Pick out the lines containing "this".

Figure scripts
════════════════════

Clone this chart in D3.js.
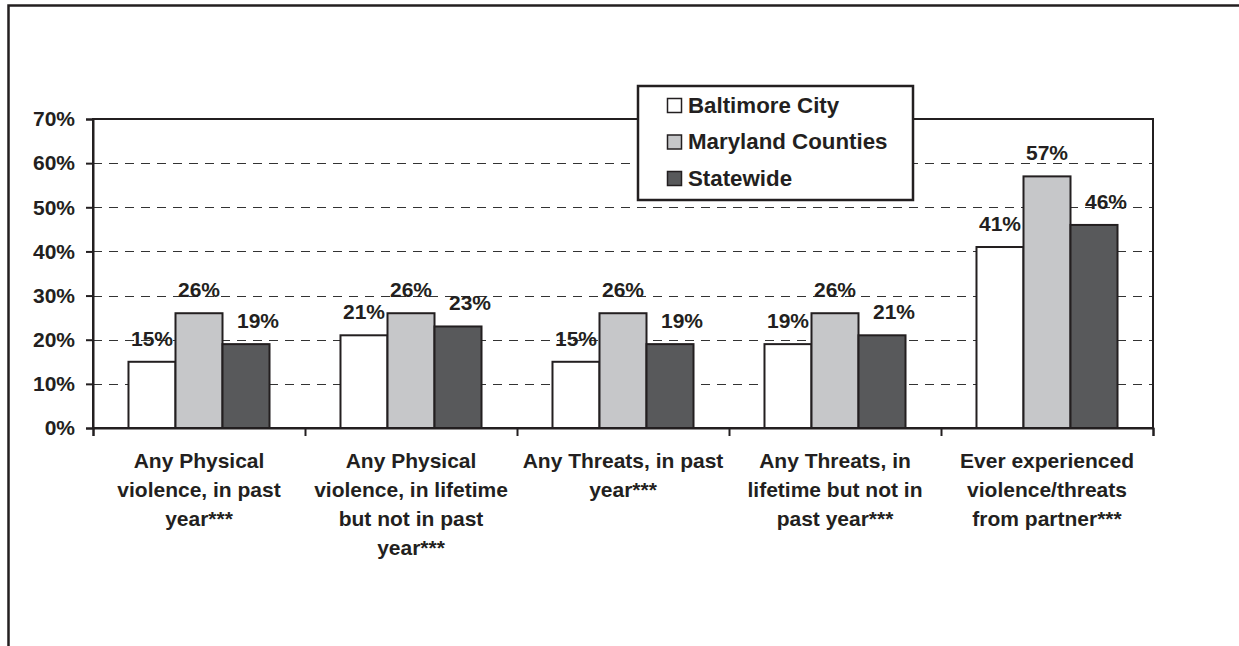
<!DOCTYPE html>
<html>
<head>
<meta charset="utf-8">
<script src="https://cdn.jsdelivr.net/npm/d3@7/dist/d3.min.js"></script>
<style>
  html, body { margin: 0; padding: 0; background: #fff; }
  svg { display: block; }
  text { font-family: "Liberation Sans", Arial, sans-serif; font-weight: bold; fill: #231f20; }
</style>
</head>
<body>
<svg id="chart" width="1239" height="646"></svg>
<script>
// Category labels, one entry per line of text
const categoryLines = [
  ["Any Physical", "violence, in past", "year***"],
  ["Any Physical", "violence, in lifetime", "but not in past", "year***"],
  ["Any Threats, in past", "year***"],
  ["Any Threats, in", "lifetime but not in", "past year***"],
  ["Ever experienced", "violence/threats", "from partner***"]
];
const categories = categoryLines.map(l => l.join(" "));
const seriesNames = ["Baltimore City", "Maryland Counties", "Statewide"];
const baltimoreCity = [15, 21, 15, 19, 41];
const marylandCounties = [26, 26, 26, 26, 57];
const statewide = [19, 23, 19, 21, 46];
const yTicks = [0, 10, 20, 30, 40, 50, 60, 70];

const seriesValues = [baltimoreCity, marylandCounties, statewide];
const fills = ["#ffffff", "#c6c7c9", "#58595b"];
const labelShift = [0, 0, 12];          // horizontal nudge of value labels per series
const ink = "#231f20";

const svg = d3.select("#chart");

// outer frame
svg.append("rect")
  .attr("x", 8.5).attr("y", 5.5)
  .attr("width", 1300).attr("height", 700)
  .attr("fill", "none").attr("stroke", ink).attr("stroke-width", 2.5);

const plot = { left: 93, right: 1153, top: 119, bottom: 428 };

const y = d3.scaleLinear().domain([0, 70]).range([plot.bottom, plot.top]);
const x0 = d3.scaleBand().domain(categories).range([plot.left, plot.right]).padding(0);
const x1 = d3.scaleBand().domain(seriesNames).range([0, x0.bandwidth()])
  .paddingInner(0).paddingOuter(0.755);

// dashed gridlines
svg.append("g").selectAll("line")
  .data(yTicks.filter(t => t > 0 && t < 70))
  .join("line")
  .attr("x1", plot.left).attr("x2", plot.right)
  .attr("y1", d => Math.round(y(d)) + 0.5).attr("y2", d => Math.round(y(d)) + 0.5)
  .attr("stroke", "#333").attr("stroke-width", 1)
  .attr("stroke-dasharray", "9,7");

// bars
const rows = categories.map((c, i) => ({
  category: c,
  items: seriesNames.map((s, j) => ({ series: s, j, value: seriesValues[j][i] }))
}));

const groups = svg.append("g").selectAll("g")
  .data(rows).join("g")
  .attr("transform", d => `translate(${x0(d.category)},0)`);

groups.selectAll("rect")
  .data(d => d.items).join("rect")
  .attr("x", d => x1(d.series))
  .attr("y", d => y(d.value))
  .attr("width", x1.bandwidth())
  .attr("height", d => y(0) - y(d.value))
  .attr("fill", d => fills[d.j])
  .attr("stroke", ink).attr("stroke-width", 2);

groups.selectAll("text.value")
  .data(d => d.items).join("text")
  .attr("class", "value")
  .attr("x", d => x1(d.series) + x1.bandwidth() / 2 + labelShift[d.j])
  .attr("y", d => y(d.value) - 16)
  .attr("text-anchor", "middle")
  .style("font-size", "21px")
  .text(d => d.value + "%");

// plot border
svg.append("rect")
  .attr("x", plot.left).attr("y", plot.top)
  .attr("width", plot.right - plot.left).attr("height", plot.bottom - plot.top)
  .attr("fill", "none").attr("stroke", ink).attr("stroke-width", 2);

// y axis
const yAxis = svg.append("g")
  .attr("transform", `translate(${plot.left},0)`)
  .call(d3.axisLeft(y).tickValues(yTicks).tickFormat(d => d + "%").tickSize(7).tickPadding(11));
yAxis.select(".domain").attr("stroke", ink).attr("stroke-width", 2);
yAxis.selectAll(".tick line").attr("stroke", ink).attr("stroke-width", 2);
yAxis.selectAll(".tick text")
  .attr("font-family", null).attr("font-size", null)
  .style("font-size", "21px").attr("fill", ink);

// x axis: ticks at category boundaries
const xEdges = d3.scaleLinear().domain([0, categories.length]).range([plot.left, plot.right]);
const xAxis = svg.append("g")
  .attr("transform", `translate(0,${plot.bottom})`)
  .call(d3.axisBottom(xEdges).ticks(categories.length).tickFormat("").tickSize(8));
xAxis.select(".domain").attr("stroke", ink).attr("stroke-width", 2);
xAxis.selectAll(".tick line").attr("stroke", ink).attr("stroke-width", 2);

// category labels
const catLabels = svg.append("g").selectAll("text")
  .data(categoryLines).join("text")
  .attr("text-anchor", "middle")
  .style("font-size", "21px")
  .attr("transform", (d, i) => `translate(${x0(categories[i]) + x0.bandwidth() / 2},0)`);
catLabels.selectAll("tspan")
  .data(d => d).join("tspan")
  .attr("x", 0)
  .attr("y", (d, k) => 468 + k * 29)
  .text(d => d);

// legend
const legend = svg.append("g");
legend.append("rect")
  .attr("x", 638).attr("y", 86).attr("width", 275).attr("height", 114)
  .attr("fill", "#fff").attr("stroke", ink).attr("stroke-width", 2.5);
const items = legend.selectAll("g.item")
  .data(seriesNames).join("g")
  .attr("class", "item")
  .attr("transform", (d, i) => `translate(667,${98 + i * 36.5})`);
items.append("rect")
  .attr("x", 0.5).attr("y", 0.5).attr("width", 14).attr("height", 14)
  .attr("fill", (d, i) => fills[i]).attr("stroke", ink).attr("stroke-width", 1.5);
items.append("text")
  .attr("x", 21).attr("y", 14.5)
  .style("font-size", "22.3px")
  .text(d => d);
</script>
</body>
</html>
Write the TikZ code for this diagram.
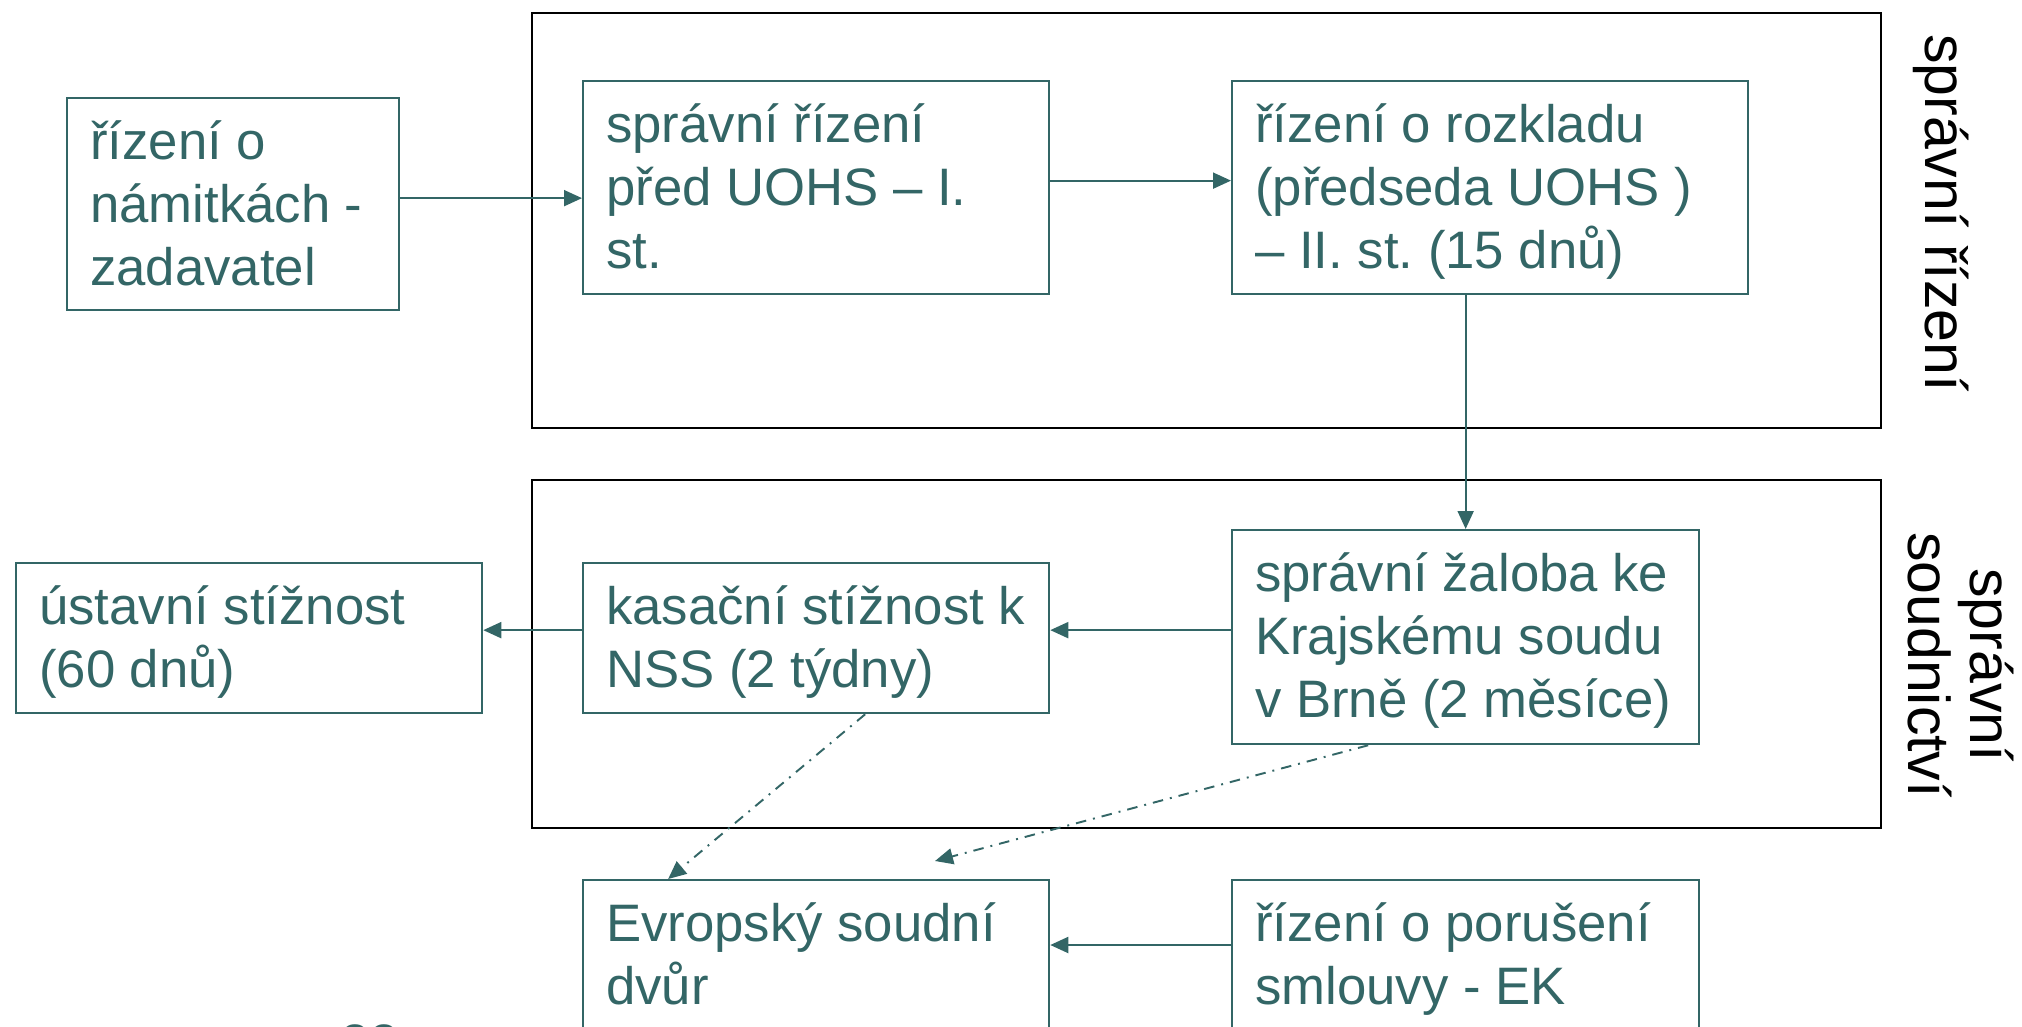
\documentclass[tikz,border=0pt]{standalone}
\usepackage{fontspec}
\setmainfont{Liberation Sans}
\usepackage{xcolor}
\usetikzlibrary{shapes,arrows.meta,positioning,calc}
\definecolor{uohs}{RGB}{51,102,102}

\tikzset{
  box/.style={draw=uohs, line width=0.65pt, text=uohs, anchor=north west, align=flush left,
    inner xsep=2.3mm, inner ysep=0pt, text height=6.1mm,
    font=\fontsize{15pt}{18pt}\selectfont\frenchspacing},
  frame/.style={draw=black, line width=0.75pt},
  vlabel/.style={rotate=-90, align=center, font=\fontsize{16.8pt}{17.6pt}\selectfont},
  flow/.style={-{Triangle[length=1.8mm,width=1.6mm]}, draw=uohs, line width=0.55pt},
  link/.style={-{Triangle[length=1.8mm,width=1.6mm]}, draw=uohs, line width=0.55pt, dash dot}
}

\begin{document}
\begin{tikzpicture}[x=0.1mm, y=-0.1mm]
        \useasboundingbox (0,0) rectangle (2022,1027);
        % Draw frames
        \draw[frame] (532,13) rectangle (1881,428);
        \draw[frame] (532,480) rectangle (1881,828);
        \node[vlabel] (lblrizeni) at (1941,213) {správní řízení};
        \node[vlabel] (lblsoud) at (1961,665) {správní\\soudnictví};
        % Draw boxes
        \node[box, minimum width=33.2mm, text width=28.6mm, text depth=15.1mm] (namitky) at (66,97) {řízení o\\námitkách -\\zadavatel};
        \node[box, minimum width=46.6mm, text width=42mm, text depth=15.2mm] (spravni) at (582,80) {správní řízení\\před UOHS – I.\\st.};
        \node[box, minimum width=51.6mm, text width=47mm, text depth=15.2mm] (rozklad) at (1231,80) {řízení o rozkladu\\(předseda UOHS )\\– II. st. (15 dnů)};
        \node[box, minimum width=46.7mm, text width=42.1mm, text depth=15.3mm] (zaloba) at (1231,529) {správní žaloba ke\\Krajskému soudu\\v Brně (2 měsíce)};
        \node[box, minimum width=46.6mm, text width=42mm, text depth=8.9mm] (kasacni) at (582,562) {kasační stížnost k\\NSS (2 týdny)};
        \node[box, minimum width=46.6mm, text width=42mm, text depth=8.9mm] (ustavni) at (15,562) {ústavní stížnost\\(60 dnů)};
        \node[box, minimum width=46.6mm, text width=42mm, text depth=16mm] (evropsky) at (582,879) {Evropský soudní\\dvůr};
        \node[box, minimum width=46.7mm, text width=42.1mm, text depth=16mm] (poruseni) at (1231,879) {řízení o porušení\\smlouvy - EK};
        \node[text=uohs, anchor=north, font=\fontsize{15pt}{18pt}\selectfont] (strana) at (370,1012) {22};
        % Draw connectors
        \draw[flow] ([yshift=0.6mm]namitky.east) -- ([yshift=0.6mm]namitky.east -| spravni.west);
        \draw[flow] ([yshift=0.7mm]spravni.east) -- ([yshift=0.7mm]spravni.east -| rozklad.west);
        \draw[flow] (rozklad.south -| zaloba.north) -- (zaloba.north);
        \draw[flow] ([yshift=0.8mm]kasacni.east -| zaloba.west) -- ([yshift=0.8mm]kasacni.east);
        \draw[flow] ([yshift=0.8mm]kasacni.west) -- ([yshift=0.8mm]kasacni.west -| ustavni.east);
        \draw[flow] ([yshift=-6.6mm]poruseni.north west) -- ([yshift=-6.6mm]poruseni.north west -| evropsky.east);
        % Dash-dot links to the court
        \coordinate (esdtip) at (935,861);
        \draw[link] ([xshift=4.9mm]kasacni.south) -- ([xshift=-14.8mm]evropsky.north);
        \draw[link] ([xshift=-9.75mm]zaloba.south) -- (esdtip);
\end{tikzpicture}
\end{document}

════════════════════

Response —
Clone this chart in D3.js.
Write the TikZ code for this diagram.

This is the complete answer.